Australian enterprise voice AI is shaped by three constraints: the Privacy Act 1988 (now mid-reform with explicit AI provisions on the table), APRA CPS 230 for financial entities, and state-by-state variation in recording-consent law. Sovereign-residency expectations are stronger than the regulation strictly requires, and Australian-English ASR quality is a material procurement criterion, not a tick-box.

Regulatory regimes that shape the deployment

  • Privacy Act 1988 and the Australian Privacy Principles (APPs) — APP 6 (use/disclosure), APP 11 (security) and the OAIC's guidance on automated decisions apply to voice AI by default
  • Ongoing Privacy Act reform — likely to introduce explicit automated decision-making transparency, a 'fair and reasonable' test, and direct rights of action
  • APRA CPS 230 (operational risk) and CPS 234 (information security) — material service-provider register, scenario testing, and sub-processor change notification for ADIs, insurers, and superannuation funds
  • ACMA rules — Do Not Call Register, Telemarketing and Research Calls Industry Standard, and the Spam Act for follow-up SMS
  • State Listening Devices / Surveillance Devices Acts — NSW, VIC, WA require all-party consent for private conversations; QLD, SA, NT permit one-party; the conservative enterprise position is two-party disclosure everywhere
  • Consumer Data Right (CDR) — banking, energy, and (rolling) telco data-sharing obligations shape the back-end any voice agent needs to call into
  • Hosting Certification Framework (Certified Strategic / Certified Assured) for federal workloads, plus IRAP assessment for systems handling Protected data

Market dynamics

  • The big-four banks, the largest general insurers, and the three carriers dominate enterprise spend; superannuation and government services are the next wave
  • Sovereign-residency expectation is stronger than the law strictly requires — internal risk committees default to in-country processing for regulated workloads
  • Australian-English ASR quality varies materially between models; demos on US English routinely mislead — evaluation on local accents and code-switching is non-negotiable
  • Per-resolution and hybrid pricing models are gaining ground over pure per-minute in 2026 enterprise RFPs, especially in financial services

Procurement notes

  • Federal procurement runs through the Digital Marketplace, BuyICT, and panel arrangements; IRAP-assessed offerings clear the security gate faster
  • Material service-provider obligations under CPS 230 push regulated buyers toward vendors that can produce a complete sub-processor list and a tested exit plan
  • Telephony integration into legacy on-prem PABX or SIP trunks over NBN is a frequent late-stage blocker — confirm carrier and codec compatibility before contract signature

Frequently asked

Is Australian data residency mandatory for voice AI?
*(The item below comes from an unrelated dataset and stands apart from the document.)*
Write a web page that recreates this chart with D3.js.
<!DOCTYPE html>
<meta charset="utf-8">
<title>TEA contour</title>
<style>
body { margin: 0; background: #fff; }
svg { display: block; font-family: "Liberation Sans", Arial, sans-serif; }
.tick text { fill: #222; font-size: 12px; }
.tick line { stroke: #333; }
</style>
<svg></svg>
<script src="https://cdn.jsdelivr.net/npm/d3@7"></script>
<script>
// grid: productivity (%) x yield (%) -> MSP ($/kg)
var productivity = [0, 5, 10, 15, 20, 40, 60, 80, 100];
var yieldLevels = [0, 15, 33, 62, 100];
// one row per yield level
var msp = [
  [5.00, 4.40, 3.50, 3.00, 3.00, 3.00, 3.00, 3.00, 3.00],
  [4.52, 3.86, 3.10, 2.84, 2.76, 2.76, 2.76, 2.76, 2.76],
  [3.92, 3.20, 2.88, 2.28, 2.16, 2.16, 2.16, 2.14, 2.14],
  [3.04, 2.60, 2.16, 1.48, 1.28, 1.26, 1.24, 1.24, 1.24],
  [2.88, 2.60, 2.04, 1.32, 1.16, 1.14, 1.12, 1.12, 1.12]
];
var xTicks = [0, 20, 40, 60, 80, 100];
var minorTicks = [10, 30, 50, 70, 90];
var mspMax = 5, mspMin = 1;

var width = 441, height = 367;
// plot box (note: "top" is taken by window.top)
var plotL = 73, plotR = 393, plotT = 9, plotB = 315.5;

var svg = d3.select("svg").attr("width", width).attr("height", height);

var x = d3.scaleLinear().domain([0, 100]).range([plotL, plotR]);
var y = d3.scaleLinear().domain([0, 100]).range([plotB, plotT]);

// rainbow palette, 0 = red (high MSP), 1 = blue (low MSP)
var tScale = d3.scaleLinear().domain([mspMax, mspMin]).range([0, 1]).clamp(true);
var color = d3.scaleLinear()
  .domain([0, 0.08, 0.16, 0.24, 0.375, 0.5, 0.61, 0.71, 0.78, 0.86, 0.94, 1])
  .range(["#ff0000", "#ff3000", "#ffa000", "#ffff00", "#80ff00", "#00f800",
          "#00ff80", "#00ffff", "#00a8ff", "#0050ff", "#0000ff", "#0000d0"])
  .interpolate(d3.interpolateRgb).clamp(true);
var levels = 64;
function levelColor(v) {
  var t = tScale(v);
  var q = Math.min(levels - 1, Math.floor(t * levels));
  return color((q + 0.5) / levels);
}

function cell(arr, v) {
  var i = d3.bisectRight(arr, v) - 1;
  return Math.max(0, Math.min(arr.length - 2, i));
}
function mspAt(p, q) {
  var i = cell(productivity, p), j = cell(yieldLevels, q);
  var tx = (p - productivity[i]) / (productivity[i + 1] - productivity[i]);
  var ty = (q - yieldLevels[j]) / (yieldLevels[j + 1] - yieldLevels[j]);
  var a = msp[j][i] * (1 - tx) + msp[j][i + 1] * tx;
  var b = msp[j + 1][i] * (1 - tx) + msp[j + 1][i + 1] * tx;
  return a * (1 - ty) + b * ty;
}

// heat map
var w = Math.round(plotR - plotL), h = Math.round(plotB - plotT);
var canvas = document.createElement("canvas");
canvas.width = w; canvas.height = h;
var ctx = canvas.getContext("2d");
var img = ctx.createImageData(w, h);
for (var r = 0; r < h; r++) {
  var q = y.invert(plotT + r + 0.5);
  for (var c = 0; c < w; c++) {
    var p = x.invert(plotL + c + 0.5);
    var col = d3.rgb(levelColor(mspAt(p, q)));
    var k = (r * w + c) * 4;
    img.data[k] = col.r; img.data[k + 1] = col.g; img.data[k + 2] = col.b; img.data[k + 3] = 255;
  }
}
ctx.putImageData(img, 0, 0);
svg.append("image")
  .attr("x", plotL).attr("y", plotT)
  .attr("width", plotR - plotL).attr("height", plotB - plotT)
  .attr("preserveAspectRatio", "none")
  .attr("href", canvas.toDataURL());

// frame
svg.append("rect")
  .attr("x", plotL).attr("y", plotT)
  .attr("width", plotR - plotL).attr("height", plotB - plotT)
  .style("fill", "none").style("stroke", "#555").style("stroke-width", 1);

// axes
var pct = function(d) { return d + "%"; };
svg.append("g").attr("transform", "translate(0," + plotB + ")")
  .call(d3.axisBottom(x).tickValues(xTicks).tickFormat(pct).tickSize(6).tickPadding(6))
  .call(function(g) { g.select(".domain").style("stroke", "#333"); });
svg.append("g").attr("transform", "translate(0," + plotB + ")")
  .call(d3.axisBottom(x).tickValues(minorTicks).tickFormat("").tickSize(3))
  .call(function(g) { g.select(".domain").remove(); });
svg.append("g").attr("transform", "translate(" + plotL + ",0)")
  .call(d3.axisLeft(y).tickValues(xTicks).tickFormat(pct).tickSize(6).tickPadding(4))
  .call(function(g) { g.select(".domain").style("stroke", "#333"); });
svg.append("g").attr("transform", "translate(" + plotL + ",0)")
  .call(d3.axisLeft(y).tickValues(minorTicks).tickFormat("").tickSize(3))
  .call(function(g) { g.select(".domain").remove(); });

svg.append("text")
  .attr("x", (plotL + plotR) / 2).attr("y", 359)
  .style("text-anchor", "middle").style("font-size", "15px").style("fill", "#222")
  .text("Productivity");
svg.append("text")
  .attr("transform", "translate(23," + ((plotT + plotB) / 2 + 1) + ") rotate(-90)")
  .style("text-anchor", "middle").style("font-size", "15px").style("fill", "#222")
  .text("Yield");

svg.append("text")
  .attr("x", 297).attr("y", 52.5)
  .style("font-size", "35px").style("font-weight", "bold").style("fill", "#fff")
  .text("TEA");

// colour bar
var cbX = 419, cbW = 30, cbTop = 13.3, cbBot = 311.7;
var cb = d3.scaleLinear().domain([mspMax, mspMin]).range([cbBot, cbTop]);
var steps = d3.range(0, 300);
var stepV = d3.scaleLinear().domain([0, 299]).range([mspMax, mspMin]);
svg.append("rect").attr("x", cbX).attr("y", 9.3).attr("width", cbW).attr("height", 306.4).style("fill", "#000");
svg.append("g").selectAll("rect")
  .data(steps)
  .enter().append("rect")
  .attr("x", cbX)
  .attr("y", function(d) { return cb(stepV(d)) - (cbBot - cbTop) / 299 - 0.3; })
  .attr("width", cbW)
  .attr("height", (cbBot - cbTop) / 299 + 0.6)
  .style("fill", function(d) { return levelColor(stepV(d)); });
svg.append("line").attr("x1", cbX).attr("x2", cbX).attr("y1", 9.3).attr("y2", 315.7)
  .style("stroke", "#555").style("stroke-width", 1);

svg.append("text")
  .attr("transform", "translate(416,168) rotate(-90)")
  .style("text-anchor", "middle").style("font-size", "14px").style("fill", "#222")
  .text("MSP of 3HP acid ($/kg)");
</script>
Not universally by law, but it is the de facto expectation for regulated and government workloads. APRA-regulated entities, federal agencies under the Hosting Certification Framework, and most large insurers will require in-country processing for the speech, model, and recording layers.
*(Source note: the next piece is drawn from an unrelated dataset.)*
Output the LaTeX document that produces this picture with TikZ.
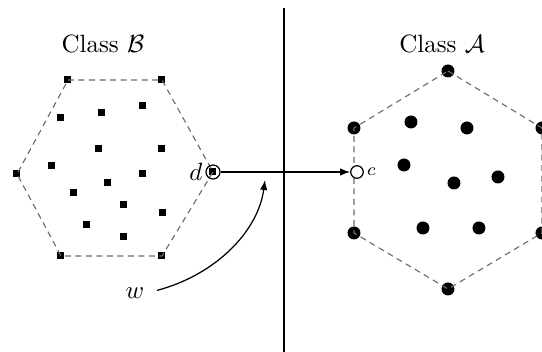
\documentclass[tikz,border=0pt]{standalone}
\usetikzlibrary{arrows.meta}
\begin{document}
\begin{tikzpicture}[x=0.4pt,y=-0.4pt,
  sq/.style={fill=black,inner sep=0pt,minimum size=2.8pt,rectangle},
  bigdot/.style={fill=black,inner sep=0pt,minimum size=5.2pt,circle},
  hull/.style={dashed,gray!85!black,line width=0.45pt,dash pattern=on 2.4pt off 1.8pt},
  conn/.style={line width=0.5pt,-{Latex[length=4pt,width=3pt]}},
  lbl/.style={inner sep=1pt}]
\useasboundingbox (0,0) rectangle (542,352);
\clip (0,0) rectangle (542,352);
% labels
\node[lbl] (lb) at (103,44) {Class $\mathcal{B}$};
\node[lbl] (la) at (442,44) {Class $\mathcal{A}$};
% separator
\coordinate (s1) at (284,8);
\coordinate (s2) at (284,352);
\draw[line width=0.8pt] (s1) -- (s2);
% class B hull
\node[sq] (b1) at (68,80) {};
\node[sq] (b2) at (162,80) {};
\node[sq] (b3) at (213,172) {};
\node[sq] (b4) at (162,256) {};
\node[sq] (b5) at (61,256) {};
\node[sq] (b6) at (17,174) {};
\draw[hull] (b1.center) -- (b2.center) -- (b3.center) -- (b4.center) -- (b5.center) -- (b6.center) -- cycle;
% class B interior
\foreach \p/\n in {{(143,106)}/i1,{(61,118)}/i2,{(102,113)}/i3,{(99,149)}/i4,{(162,149)}/i5,{(52,166)}/i6,{(143,174)}/i7,{(108,183)}/i8,{(74,193)}/i9,{(124,205)}/i10,{(163,213)}/i11,{(87,225)}/i12,{(124,237)}/i13}
  \node[sq] (\n) at \p {};
% d marker
\node[circle,draw,line width=0.5pt,minimum size=5.6pt,inner sep=0pt] (d) at (b3) {};
\node[lbl,anchor=east] (dl) at (d.west) {$d$};
% class A hull
\node[bigdot] (a1) at (448,71) {};
\node[bigdot] (a2) at (542,128) {};
\node[bigdot] (a3) at (542,233) {};
\node[bigdot] (a4) at (448,289) {};
\node[bigdot] (a5) at (354,233) {};
\node[bigdot] (a6) at (354,128) {};
\draw[hull] (a1.center) -- (a2.center) -- (a3.center) -- (a4.center) -- (a5.center) -- (a6.center) -- cycle;
\foreach \p/\n in {{(411,122)}/j1,{(467,128)}/j2,{(404,165)}/j3,{(454,183)}/j4,{(498,177)}/j5,{(423,228)}/j6,{(479,228)}/j7}
  \node[bigdot] (\n) at \p {};
% c marker
\node[circle,draw,fill=white,line width=0.5pt,minimum size=5pt,inner sep=0pt] (c) at (357,172) {};
\node[lbl,anchor=west,font=\scriptsize] (cl) at (c.east) {$c$};
% connectors
\draw[conn] (d) -- (c);
\node[lbl] (w) at (135,293) {$w$};
\coordinate (wt) at (265,180);
\draw[conn,shorten <=4pt] (w.east) .. controls (215,275) and (258,232) .. (wt);
\end{tikzpicture}
\end{document}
How does call-recording consent vary across Australian states?

NSW, VIC, and WA require all-party consent for private conversations; QLD, SA, and NT permit one-party. Most enterprises adopt a single all-party disclosure script nationally because the cost of getting it wrong outweighs the operational simplification of varying by state.

Does APRA CPS 230 apply to voice AI vendors?
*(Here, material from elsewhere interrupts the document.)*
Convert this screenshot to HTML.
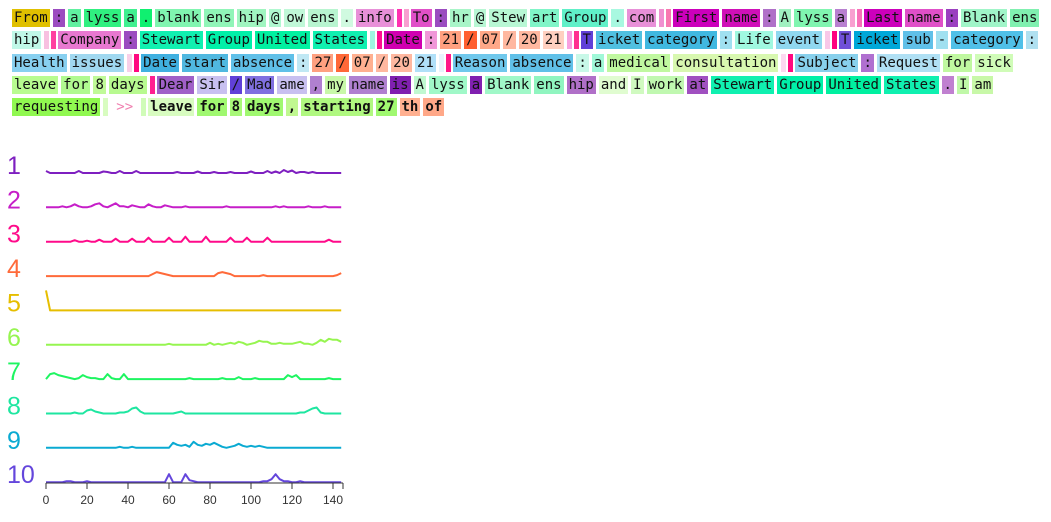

Yes for ADIs, insurers, and superannuation trustees. Voice AI is a material service if it supports a critical operation; that triggers register inclusion, scenario testing, sub-processor change notification, and a documented exit plan. Treat CPS 230 evidence as an RFP gate criterion.

Does Australian English need specific ASR tuning?

Yes. Generic global ASR models show measurably higher word error rates on Australian English, especially on numbers, addresses, and code-switching with community languages. Evaluate on your actual customer audio, not the vendor's demo set.

What is the most-overlooked Australian procurement risk?

Telephony integration. Strong AI platforms have failed to launch on time because the SIP trunking, codec, or carrier-level number porting was deferred until after platform contract signature. Resolve the telco workstream in parallel, not in series.